Part One: Dr. Alexander Orakhelashvili, from Birmingham University
In collaboration with esteemed speakers, HCLA NETWORK has concluded its webinar on ‘The Effectiveness of Economic Sanctions in Preventing conflicts’. In an effort to publish the key points spoken about by the webinar Speakers, HCLA has decided to publish a piecemeal overview of the key points raised by each individual Speaker. To this extent, the first Speaker in the webinar was Dr. Alexander Orakhelashvili, from Birmingham University, who presented the following key points:
“The difference between the purpose of contemporary sanctions imposed today, as in the present example of sanctions being imposed on Russia for its invasion of Ukraine, in contrast to traditional United Nations Security Council (UNSC) sanctions raised on states infringing the UN Charter (ergo infringing on the collective safety and security of nations). The latter cannot be utilized due to the veto power of a permanent UNSC member. The greatest difference identified between the two methods of sanction imposition is the method of enforcement, namely, that contemporary sanctions outside the UNSC require the use of public-private partnerships (i.e., the cooperation of companies and businesses operating within a sanctioned state), whereupon the traditional contemporary sanctions, as originating from the era of the League of Nations, were retortion actions by state actors within the purview of public international law.
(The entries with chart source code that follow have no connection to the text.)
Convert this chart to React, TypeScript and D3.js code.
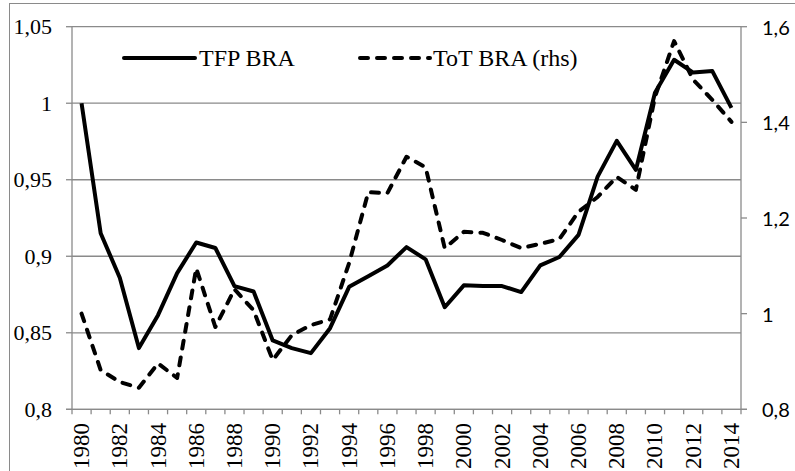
import React from "react";
import * as d3 from "d3";

const years: string[] = [
  "1980","1981","1982","1983","1984","1985","1986","1987","1988","1989",
  "1990","1991","1992","1993","1994","1995","1996","1997","1998","1999",
  "2000","2001","2002","2003","2004","2005","2006","2007","2008","2009",
  "2010","2011","2012","2013","2014",
];

const tfpBra: number[] = [
  1.0, 0.915, 0.886, 0.840, 0.8615, 0.889, 0.909, 0.9054, 0.8805, 0.877,
  0.845, 0.840, 0.8367, 0.853, 0.880, 0.887, 0.894, 0.906, 0.898, 0.8667,
  0.881, 0.8805, 0.8805, 0.8766, 0.894, 0.8995, 0.914, 0.952, 0.9754, 0.9564,
  1.0068, 1.0284, 1.020, 1.021, 0.997,
];

const totBra: number[] = [
  1.0, 0.882, 0.857, 0.845, 0.896, 0.8655, 1.095, 0.972, 1.051, 1.007,
  0.903, 0.955, 0.976, 0.988, 1.106, 1.254, 1.252, 1.328, 1.306, 1.137,
  1.171, 1.169, 1.154, 1.137, 1.146, 1.156, 1.213, 1.244, 1.286, 1.259,
  1.453, 1.570, 1.489, 1.447, 1.401,
];

const leftTicks: number[] = [0.8, 0.85, 0.9, 0.95, 1.0, 1.05];
const leftTickLabels: string[] = ["0,8", "0,85", "0,9", "0,95", "1", "1,05"];
const rightTicks: number[] = [0.8, 1.0, 1.2, 1.4, 1.6];
const rightTickLabels: string[] = ["0,8", "1", "1,2", "1,4", "1,6"];
const xLabelYears: string[] = years.filter((_, i) => i % 2 === 0);

const seriesNames: string[] = ["TFP BRA", "ToT BRA (rhs)"];

const W = 795;
const H = 471;
const PL = 72;
const PR = 741;
const PT = 26.7;
const PB = 409.3;
const GRAY = "#8a8a8a";
const SERIF = "Liberation Serif, Times New Roman, serif";
const SANS = "Lato, Open Sans, sans-serif";

export default function App() {
  const x = d3.scaleBand<string>().domain(years).range([PL, PR]).padding(0);
  const yL = d3.scaleLinear().domain([0.8, 1.05]).range([PB, PT]);
  const yR = d3.scaleLinear().domain([0.8, 1.6]).range([PB, PT]);
  const cx = (y: string) => (x(y) as number) + x.bandwidth() / 2;

  const lineL = d3
    .line<number>()
    .x((_, i) => cx(years[i]))
    .y((d) => yL(d));
  const lineR = d3
    .line<number>()
    .x((_, i) => cx(years[i]))
    .y((d) => yR(d));

  const boundaries = years.map((y) => x(y) as number).concat([PR]);
  const serifStyle = { fontFamily: SERIF };
  const sansStyle = { fontFamily: SANS };

  return (
    <svg
      width={W}
      height={H}
      style={{ position: "absolute", left: 0, top: 0, background: "#fff" }}
    >
      <rect x={0} y={0} width={W} height={H} fill="#fff" />
      <rect x={9.5} y={3.5} width={W + 20} height={H + 20} fill="none" stroke={GRAY} strokeWidth={1} />

      {leftTicks.map((t) => (
        <line key={"g" + t} x1={PL} x2={PR} y1={yL(t)} y2={yL(t)} stroke={GRAY} strokeWidth={1.3} />
      ))}

      <line x1={PL} x2={PL} y1={PT} y2={PB} stroke={GRAY} strokeWidth={1.3} />
      {leftTicks.map((t, i) => (
        <g key={"lt" + t}>
          <line x1={PL - 6} x2={PL} y1={yL(t)} y2={yL(t)} stroke={GRAY} strokeWidth={1.3} />
          <text
            x={52}
            y={yL(t)}
            textAnchor="end"
            dominantBaseline="central"
            style={serifStyle}
            fontSize={22}
            fill="#000"
          >
            {leftTickLabels[i]}
          </text>
        </g>
      ))}

      <line x1={PR} x2={PR} y1={PT} y2={PB} stroke={GRAY} strokeWidth={1.3} />
      {rightTicks.map((t, i) => (
        <g key={"rt" + t}>
          <line x1={PR} x2={PR + 6} y1={yR(t)} y2={yR(t)} stroke={GRAY} strokeWidth={1.3} />
          <text
            x={762}
            y={yR(t)}
            textAnchor="start"
            dominantBaseline="central"
            style={sansStyle}
            fontSize={20}
            fill="#000"
          >
            {rightTickLabels[i]}
          </text>
        </g>
      ))}

      <line x1={PL - 6} x2={PR + 6} y1={PB} y2={PB} stroke={GRAY} strokeWidth={1.3} />
      {boundaries.map((b, i) => (
        <line key={"xt" + i} x1={b} x2={b} y1={PB} y2={PB + 5} stroke={GRAY} strokeWidth={1.3} />
      ))}
      {xLabelYears.map((y) => (
        <text
          key={"xl" + y}
          transform={`translate(${cx(y)},${423}) rotate(-90)`}
          textAnchor="end"
          dominantBaseline="central"
          style={serifStyle}
          fontSize={23}
          fill="#000"
        >
          {y}
        </text>
      ))}

      <path
        d={lineR(totBra) || ""}
        fill="none"
        stroke="#000"
        strokeWidth={4}
        strokeDasharray="8,9"
        strokeLinecap="round"
        strokeLinejoin="round"
      />
      <path
        d={lineL(tfpBra) || ""}
        fill="none"
        stroke="#000"
        strokeWidth={4}
        strokeLinejoin="round"
      />

      <line x1={124} x2={195} y1={58} y2={58} stroke="#000" strokeWidth={4} strokeLinecap="round" />
      <text x={199} y={58} dominantBaseline="central" style={serifStyle} fontSize={24} fill="#000">
        {seriesNames[0]}
      </text>
      <line
        x1={360}
        x2={430}
        y1={58}
        y2={58}
        stroke="#000"
        strokeWidth={4}
        strokeDasharray="8,9"
        strokeLinecap="round"
      />
      <text x={433} y={58} dominantBaseline="central" style={serifStyle} fontSize={24} fill="#000">
        {seriesNames[1]}
      </text>
    </svg>
  );
}
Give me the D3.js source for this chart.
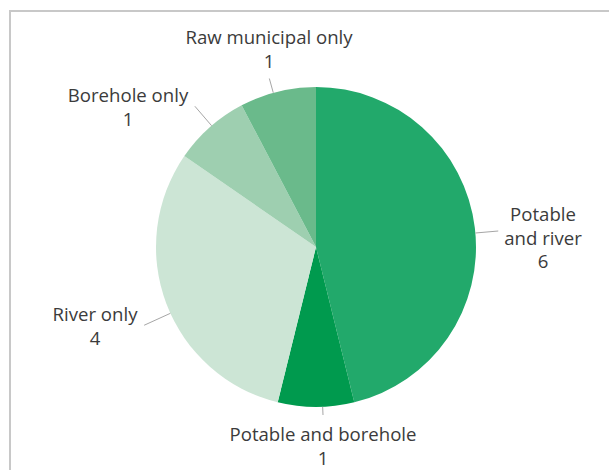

Borrowing from the words and observation of the U.S. President Woodrow Wilson, the effect of sanctions were perceived as a collectively multilateral method with extraordinary effect in forcing compliance of a sanctioned state, without resort to the traditional ‘use of force’ by state entities. A key point raised was the resulting effect that sanctions have on businesses, which either leave the sanctioned state willingly, or are forced to leave, whereupon competitive businesses take their place. This is a direct effect of partial sanctions (i.e., unilateral sanctions) as opposed to the traditional collective sanctions. The mere shifting of business opportunity from one company to another, is therefore ineffective and the traditional purpose of sanctions remain unachieved. Furthermore, in contrast to the regional sanctions imposed by the European Union (EU) on Iran a decade ago, those sanctions were considered as illegal from the point of view of international law, simply because the EU couldn’t identify the infringing act performed by the sanctioned entity, despite raising sanctions thereupon. In the instance of the Ukraine-Russia war, this problem, in the face of a blatant act of aggression, does not arise.”
The HCLA extends its gratitude to Dr. Orakhelashvili for his participation in the webinar discussing the effectiveness of economic sanctions in preventing conflict, and on his personal perspective on the subject matter.